He was right once or twice a day, depending on whether it was military or civilian time. Stacy McCain, John McCain Was … Right?
Everybody who knows me knows I was not a fan of the distant relative I called “Crazy Cousin John.” The whole point of naming this blog “The Other McCain” was to ensure nobody confused me with the Arizona senator, whose advocacy of amnesty for illegal aliens I abhorred.
So it was interesting to see my late kinsman “go viral” this week:A recently resurfaced video showing late Senator John McCain warning colleagues of an “unqualified” and “dangerous” Antony Blinken, who served as deputy national security advisor under President Barack Obama at the time, specifically blasting Blinken’s desire to withdraw U.S. troops from Afghanistan.OK, so you may be among those conservatives who don’t like the idea of the U.S. playing global policeman, with our troops deployed hither and yon to prop up weak “allies,” but we’ve still got 36,000 troops in Germany, some 30 years after the end of the Cold War, and I don’t think it would have been too much to leave 3,000 or so in Afghanistan.
The nearly two-minute clip, which comprises excerpts from December 2014, depicts McCain approaching the Senate floor to oppose Blinken’s nomination as deputy secretary of state.
“Madam President, I rise to discuss my opposition to the pending vote concerning Mr. Anthony ‘Tony’ Blinken, who is not only unqualified, but, in fact, in my view, one of the worst selections of a very bad lot that this president has chosen,” McCain began.
“I hope that many of my colleagues will understand that not often do I come to the floor to oppose a nomination of the president of the United States because I believe that elections have consequences,” he continued.

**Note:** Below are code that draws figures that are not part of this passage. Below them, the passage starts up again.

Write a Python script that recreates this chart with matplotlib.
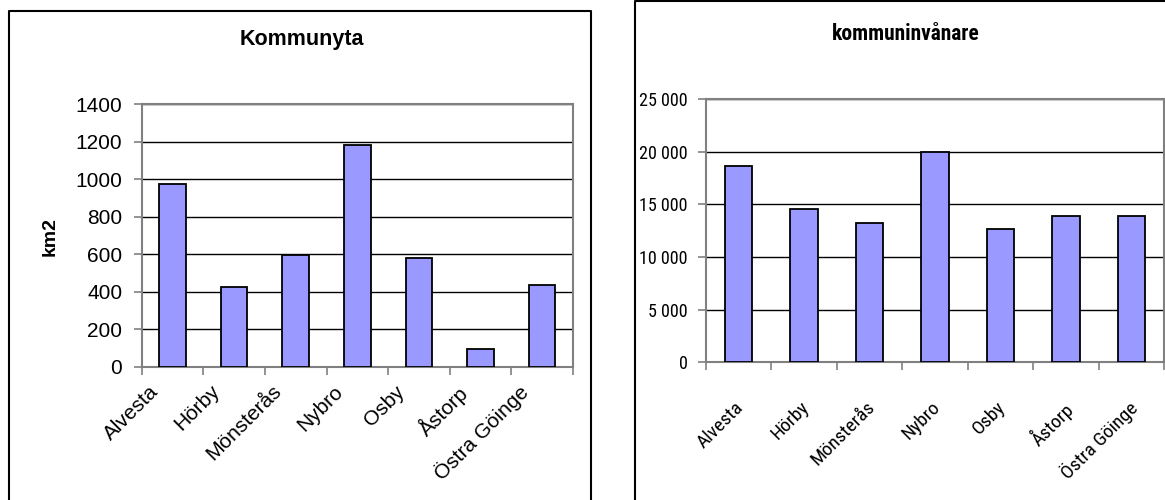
import matplotlib
matplotlib.use("Agg")
import matplotlib.pyplot as plt
from matplotlib.lines import Line2D
from matplotlib import font_manager
import numpy as np

categories = ["Alvesta", "Hörby", "Mönsterås", "Nybro", "Osby", "Åstorp", "Östra Göinge"]
area_km2 = [973, 425, 597, 1183, 578, 94, 434]
inhabitants = [18670, 14555, 13197, 19980, 12657, 13862, 13850]
left_yticks = [0, 200, 400, 600, 800, 1000, 1200, 1400]
right_yticks = [0, 5000, 10000, 15000, 20000, 25000]
right_ytick_labels = ["0", "5 000", "10 000", "15 000", "20 000", "25 000"]

W, H = 1165, 500
fig = plt.figure(figsize=(W / 100, H / 100), dpi=100)
fig.patch.set_facecolor("white")

ARIAL = ["Liberation Sans", "DejaVu Sans"]

narrow_name = None
for cand in ["Liberation Sans Narrow", "Arial Narrow", "Roboto Condensed"]:
    try:
        font_manager.findfont(font_manager.FontProperties(family=cand),
                              fallback_to_default=False)
        narrow_name = cand
        break
    except Exception:
        pass
if narrow_name:
    NARROW = [narrow_name, "Liberation Sans", "DejaVu Sans"]
    R_TICK, R_LAB, R_TITLE = 13, 14, 15.5
else:
    NARROW = ARIAL
    R_TICK, R_LAB, R_TITLE = 12.5, 12.5, 13.5

BAR = "#9999FF"
GRAY = "#808080"


def fx(px):
    return px / W


def fy(py):
    return 1 - py / H


# Outer chart boxes
for xs, ys in [([9, 9, 591, 591], [520, 11, 11, 520]),
               ([635, 635, 1200], [520, 1, 1])]:
    fig.add_artist(Line2D([fx(v) for v in xs], [fy(v) for v in ys],
                          color="black", lw=1.5, transform=fig.transFigure))


def style_axes(ax, n, ymax, yticks, ylabels, font, tsize, lsize, pad,
               lab_off, lab_down):
    x = np.arange(n)
    ax.set_xlim(-0.5, n - 0.5)
    ax.set_ylim(0, ymax)
    ax.set_yticks(yticks)
    ax.set_yticklabels(ylabels, family=font, fontsize=tsize)
    ax.yaxis.grid(True, color="black", lw=1.0)
    ax.set_axisbelow(True)
    for s in ax.spines.values():
        s.set_color(GRAY)
        s.set_linewidth(1.5)
    ax.tick_params(axis="y", length=6, width=1.2, color=GRAY, pad=pad)
    ax.set_xticks(np.arange(n + 1) - 0.5)
    ax.set_xticklabels([])
    ax.tick_params(axis="x", length=6, width=1.2, color=GRAY)
    for i, c in enumerate(categories):
        ax.annotate(c, xy=(x[i], 0), xycoords="data",
                    xytext=(lab_off, -lab_down), textcoords="offset pixels",
                    rotation=45, rotation_mode="anchor", ha="right", va="top",
                    family=font, fontsize=lsize, annotation_clip=False)


# Left chart
axL = fig.add_axes([fx(141.7), fy(366.7), fx(573 - 141.7), (366.7 - 104) / H])
axL.bar(np.arange(len(categories)), area_km2, width=0.43, color=BAR,
        edgecolor="black", linewidth=1.3, zorder=3)
style_axes(axL, len(categories), 1400, left_yticks, [str(v) for v in left_yticks],
           ARIAL, 15, 15, 8, -24, 15)
fig.text(fx(302), fy(40), "Kommunyta", ha="center", va="center",
         family=ARIAL, fontsize=15.5, fontweight="bold")
fig.text(fx(50), fy(237), "km2", ha="center", va="center", rotation=90,
         family=ARIAL, fontsize=14, fontweight="bold")

# Right chart
axR = fig.add_axes([fx(706), fy(362.3), fx(1164 - 706), (362.3 - 99) / H])
axR.bar(np.arange(len(categories)), inhabitants, width=0.42, color=BAR,
        edgecolor="black", linewidth=1.3, zorder=3)
style_axes(axR, len(categories), 25000, right_yticks, right_ytick_labels,
           NARROW, R_TICK, R_LAB, 7, -4, 36)
fig.text(fx(906), fy(34), "kommuninvånare", ha="center", va="center",
         family=NARROW, fontsize=R_TITLE, fontweight="bold")

fig.savefig("out.png", dpi=100)
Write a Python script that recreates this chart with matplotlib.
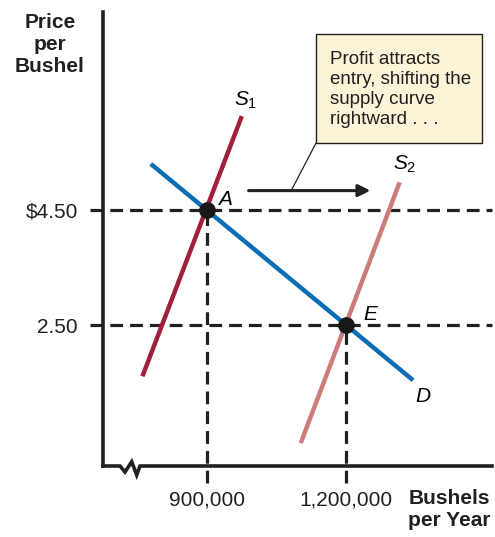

McCain is also seen slamming Blinken, deeming the then-deputy national security advisor a danger to the United States.
“In this case, this individual has actually been dangerous to America and to the young men and women who are fighting and serving it,” he said.
McCain also noted Blinken’s role in “conceptualizing and furthering” a failed foreign policy.
“U.S. foreign policy is in shambles,” he said. “It’s at best a strategic, and at worst, anti-strategic.”
Quoting Blinken himself, McCain then described his concerns that the then-Obama official would push for a complete withdrawal of troops from Afghanistan, leading to a “replay” of war-scarred Iraq:“I’ll move on to Afghanistan. Mr. Blinken said, ‘We’ve been very clear, we’ve been consistent. The war will be concluded by the end of 2014. We have a timetable and that timetable will not change.’ This is why I’m so worried about him being in the position that he’s in because if they stick to that timetable, I am telling my colleagues that we will see the replay of Iraq all over again. We must leave a stabilizing force behind of a few thousand troops or we will see again what we saw in Iraq.”Seven years after McCain’s opposition to Blinken’s nomination, the latter serves as Secretary of State, with many claiming the events from this week proved the necessity of McCain’s warning.
A friend who was in planning at the Pentagon once explained to me on a fishing trip why he favored continuing troops in Afghanistan (he had been on two tours there, and hated the place). Just look where Afghanistan is, he said, between China, Pakistan, Iran, and remnants of the Russian Empire, most of our current foes (yeah, I know, Pakistan isn't officially a foe, but for all practical purposes it is.)